GIVEN MATERIAL:
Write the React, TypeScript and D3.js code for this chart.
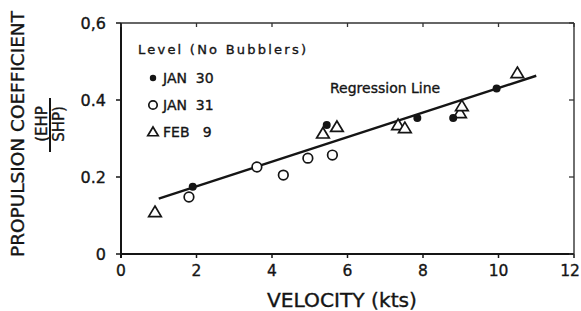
import React from 'react';
import * as d3 from 'd3';

// Propulsion coefficient vs velocity, three test days
const jan30X = [1.9, 5.45, 7.85, 8.8, 9.95];
const jan30Y = [0.175, 0.335, 0.353, 0.353, 0.43];
const jan31X = [1.8, 3.6, 4.3, 4.95, 5.6];
const jan31Y = [0.148, 0.226, 0.205, 0.249, 0.257];
const feb9X = [0.9, 5.35, 5.72, 7.34, 7.52, 8.98, 9.03, 10.5];
const feb9Y = [0.109, 0.313, 0.33, 0.335, 0.327, 0.366, 0.384, 0.47];
// regression line endpoints
const regX = [1.0, 11.0];
const regY = [0.144, 0.463];

const xTicks = [0, 2, 4, 6, 8, 10, 12];
const yTicks = [0, 0.2, 0.4, 0.6];
const yTickLabels = ['0', '0.2', '0.4', '0,6'];
const legendLabels = ['JAN  30', 'JAN  31', 'FEB   9'];

const W = 581;
const H = 311;
const margin = { top: 23, right: 7, bottom: 57, left: 121 };
const font = 'DejaVu Sans, Verdana, sans-serif';
const ink = '#151515';

const x = d3.scaleLinear().domain([0, 12]).range([margin.left, W - margin.right]);
const y = d3.scaleLinear().domain([0, 0.6]).range([H - margin.bottom, margin.top]);

const triPath = (cx: number, cy: number, s = 6) =>
  `M${cx},${cy - s}L${cx + s * 1.05},${cy + s * 0.75}L${cx - s * 1.05},${cy + s * 0.75}Z`;

const Dot = ({ cx, cy }: { cx: number; cy: number }) => <circle cx={cx} cy={cy} r={4} fill={ink} />;
const Ring = ({ cx, cy }: { cx: number; cy: number }) => (
  <circle cx={cx} cy={cy} r={4.8} fill="#fff" stroke={ink} strokeWidth={1.7} />
);
const Tri = ({ cx, cy }: { cx: number; cy: number }) => (
  <path d={triPath(cx, cy)} fill="#fff" stroke={ink} strokeWidth={1.7} />
);

const txt = { fontFamily: font, fill: ink, stroke: ink, strokeWidth: 0.35 };

export default function App() {
  const line = d3.line<number>()
    .x((_, i) => x(regX[i]))
    .y((d) => y(d));
  const x0 = margin.left;
  const x1 = W - margin.right;
  const y0 = H - margin.bottom;
  const y1 = margin.top;

  return (
    <svg width={W} height={H} style={{ position: 'absolute', left: 0, top: 0, background: '#fff' }}>
      {/* frame */}
      <line x1={x0} x2={x1} y1={y1} y2={y1} stroke="#333" strokeWidth={1.4} />
      <line x1={x1} x2={x1} y1={y1} y2={y0} stroke="#333" strokeWidth={1.4} />
      <line x1={x0} x2={x0} y1={y1} y2={y0 + 4} stroke={ink} strokeWidth={2} />
      <line x1={x0} x2={x1} y1={y0} y2={y0} stroke={ink} strokeWidth={2} />

      {xTicks.map((t) => (
        <g key={'x' + t}>
          <line x1={x(t)} x2={x(t)} y1={y0} y2={y0 + 4} stroke={ink} strokeWidth={1.5} />
          <line x1={x(t)} x2={x(t)} y1={y1} y2={y1 + 4} stroke="#333" strokeWidth={1.3} />
          <text x={Math.min(x(t), W - 11)} y={y0 + 22} textAnchor="middle" fontSize={15.5} {...txt}>
            {t}
          </text>
        </g>
      ))}
      {yTicks.map((t, i) => (
        <g key={'y' + t}>
          <line x1={x0 - 5} x2={x0} y1={y(t)} y2={y(t)} stroke={ink} strokeWidth={1.5} />
          <line x1={x1 - 5} x2={x1} y1={y(t)} y2={y(t)} stroke="#333" strokeWidth={1.3} />
          <text x={x0 - 15} y={y(t)} dy="0.36em" textAnchor="end" fontSize={16} {...txt}>
            {yTickLabels[i]}
          </text>
        </g>
      ))}

      {/* regression line */}
      <path d={line(regY) || ''} fill="none" stroke={ink} strokeWidth={2.4} />
      <text x={330} y={93} fontSize={14} {...txt}>Regression Line</text>

      {feb9X.map((v, i) => <Tri key={'t' + i} cx={x(v)} cy={y(feb9Y[i])} />)}
      {jan31X.map((v, i) => <Ring key={'o' + i} cx={x(v)} cy={y(jan31Y[i])} />)}
      {jan30X.map((v, i) => <Dot key={'d' + i} cx={x(v)} cy={y(jan30Y[i])} />)}

      {/* legend */}
      <text x={138} y={54} fontSize={13} {...txt} textLength={168} lengthAdjust="spacing">
        Level (No Bubblers)
      </text>
      {legendLabels.map((l, i) => {
        const ly = 78 + i * 27;
        return (
          <g key={l}>
            {i === 0 && <circle cx={153} cy={ly} r={3.2} fill={ink} />}
            {i === 1 && <circle cx={153} cy={ly} r={4.2} fill="#fff" stroke={ink} strokeWidth={1.7} />}
            {i === 2 && <path d={triPath(153, ly, 5)} fill="#fff" stroke={ink} strokeWidth={1.7} />}
            <text x={163} y={ly} dy="0.36em" fontSize={14} {...txt} xmlSpace="preserve">
              {l}
            </text>
          </g>
        );
      })}

      {/* axis titles */}
      <text x={342} y={307} textAnchor="middle" fontSize={19} {...txt} textLength={150} lengthAdjust="spacingAndGlyphs">
        VELOCITY (kts)
      </text>
      <text transform="translate(24,134) rotate(-90)" textAnchor="middle" fontSize={18} {...txt}
        textLength={246} lengthAdjust="spacingAndGlyphs">
        PROPULSION COEFFICIENT
      </text>
      <text transform="translate(47,124) rotate(-90)" textAnchor="middle" fontSize={15} {...txt}>
        (EHP
      </text>
      <line x1={50} x2={50} y1={98} y2={152} stroke={ink} strokeWidth={2} />
      <text transform="translate(64,124) rotate(-90)" textAnchor="middle" fontSize={15} {...txt}>
        SHP)
      </text>
    </svg>
  );
}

WHAT NEEDS TO BE DONE: Repeat all of the data above word for word, minus the pictures.

OUTPUT FOR THIS EXERCISE:
Write the React, TypeScript and D3.js code for this chart.
import React from 'react';
import * as d3 from 'd3';

// Propulsion coefficient vs velocity, three test days
const jan30X = [1.9, 5.45, 7.85, 8.8, 9.95];
const jan30Y = [0.175, 0.335, 0.353, 0.353, 0.43];
const jan31X = [1.8, 3.6, 4.3, 4.95, 5.6];
const jan31Y = [0.148, 0.226, 0.205, 0.249, 0.257];
const feb9X = [0.9, 5.35, 5.72, 7.34, 7.52, 8.98, 9.03, 10.5];
const feb9Y = [0.109, 0.313, 0.33, 0.335, 0.327, 0.366, 0.384, 0.47];
// regression line endpoints
const regX = [1.0, 11.0];
const regY = [0.144, 0.463];

const xTicks = [0, 2, 4, 6, 8, 10, 12];
const yTicks = [0, 0.2, 0.4, 0.6];
const yTickLabels = ['0', '0.2', '0.4', '0,6'];
const legendLabels = ['JAN  30', 'JAN  31', 'FEB   9'];

const W = 581;
const H = 311;
const margin = { top: 23, right: 7, bottom: 57, left: 121 };
const font = 'DejaVu Sans, Verdana, sans-serif';
const ink = '#151515';

const x = d3.scaleLinear().domain([0, 12]).range([margin.left, W - margin.right]);
const y = d3.scaleLinear().domain([0, 0.6]).range([H - margin.bottom, margin.top]);

const triPath = (cx: number, cy: number, s = 6) =>
  `M${cx},${cy - s}L${cx + s * 1.05},${cy + s * 0.75}L${cx - s * 1.05},${cy + s * 0.75}Z`;

const Dot = ({ cx, cy }: { cx: number; cy: number }) => <circle cx={cx} cy={cy} r={4} fill={ink} />;
const Ring = ({ cx, cy }: { cx: number; cy: number }) => (
  <circle cx={cx} cy={cy} r={4.8} fill="#fff" stroke={ink} strokeWidth={1.7} />
);
const Tri = ({ cx, cy }: { cx: number; cy: number }) => (
  <path d={triPath(cx, cy)} fill="#fff" stroke={ink} strokeWidth={1.7} />
);

const txt = { fontFamily: font, fill: ink, stroke: ink, strokeWidth: 0.35 };

export default function App() {
  const line = d3.line<number>()
    .x((_, i) => x(regX[i]))
    .y((d) => y(d));
  const x0 = margin.left;
  const x1 = W - margin.right;
  const y0 = H - margin.bottom;
  const y1 = margin.top;

  return (
    <svg width={W} height={H} style={{ position: 'absolute', left: 0, top: 0, background: '#fff' }}>
      {/* frame */}
      <line x1={x0} x2={x1} y1={y1} y2={y1} stroke="#333" strokeWidth={1.4} />
      <line x1={x1} x2={x1} y1={y1} y2={y0} stroke="#333" strokeWidth={1.4} />
      <line x1={x0} x2={x0} y1={y1} y2={y0 + 4} stroke={ink} strokeWidth={2} />
      <line x1={x0} x2={x1} y1={y0} y2={y0} stroke={ink} strokeWidth={2} />

      {xTicks.map((t) => (
        <g key={'x' + t}>
          <line x1={x(t)} x2={x(t)} y1={y0} y2={y0 + 4} stroke={ink} strokeWidth={1.5} />
          <line x1={x(t)} x2={x(t)} y1={y1} y2={y1 + 4} stroke="#333" strokeWidth={1.3} />
          <text x={Math.min(x(t), W - 11)} y={y0 + 22} textAnchor="middle" fontSize={15.5} {...txt}>
            {t}
          </text>
        </g>
      ))}
      {yTicks.map((t, i) => (
        <g key={'y' + t}>
          <line x1={x0 - 5} x2={x0} y1={y(t)} y2={y(t)} stroke={ink} strokeWidth={1.5} />
          <line x1={x1 - 5} x2={x1} y1={y(t)} y2={y(t)} stroke="#333" strokeWidth={1.3} />
          <text x={x0 - 15} y={y(t)} dy="0.36em" textAnchor="end" fontSize={16} {...txt}>
            {yTickLabels[i]}
          </text>
        </g>
      ))}

      {/* regression line */}
      <path d={line(regY) || ''} fill="none" stroke={ink} strokeWidth={2.4} />
      <text x={330} y={93} fontSize={14} {...txt}>Regression Line</text>

      {feb9X.map((v, i) => <Tri key={'t' + i} cx={x(v)} cy={y(feb9Y[i])} />)}
      {jan31X.map((v, i) => <Ring key={'o' + i} cx={x(v)} cy={y(jan31Y[i])} />)}
      {jan30X.map((v, i) => <Dot key={'d' + i} cx={x(v)} cy={y(jan30Y[i])} />)}

      {/* legend */}
      <text x={138} y={54} fontSize={13} {...txt} textLength={168} lengthAdjust="spacing">
        Level (No Bubblers)
      </text>
      {legendLabels.map((l, i) => {
        const ly = 78 + i * 27;
        return (
          <g key={l}>
            {i === 0 && <circle cx={153} cy={ly} r={3.2} fill={ink} />}
            {i === 1 && <circle cx={153} cy={ly} r={4.2} fill="#fff" stroke={ink} strokeWidth={1.7} />}
            {i === 2 && <path d={triPath(153, ly, 5)} fill="#fff" stroke={ink} strokeWidth={1.7} />}
            <text x={163} y={ly} dy="0.36em" fontSize={14} {...txt} xmlSpace="preserve">
              {l}
            </text>
          </g>
        );
      })}

      {/* axis titles */}
      <text x={342} y={307} textAnchor="middle" fontSize={19} {...txt} textLength={150} lengthAdjust="spacingAndGlyphs">
        VELOCITY (kts)
      </text>
      <text transform="translate(24,134) rotate(-90)" textAnchor="middle" fontSize={18} {...txt}
        textLength={246} lengthAdjust="spacingAndGlyphs">
        PROPULSION COEFFICIENT
      </text>
      <text transform="translate(47,124) rotate(-90)" textAnchor="middle" fontSize={15} {...txt}>
        (EHP
      </text>
      <line x1={50} x2={50} y1={98} y2={152} stroke={ink} strokeWidth={2} />
      <text transform="translate(64,124) rotate(-90)" textAnchor="middle" fontSize={15} {...txt}>
        SHP)
      </text>
    </svg>
  );
}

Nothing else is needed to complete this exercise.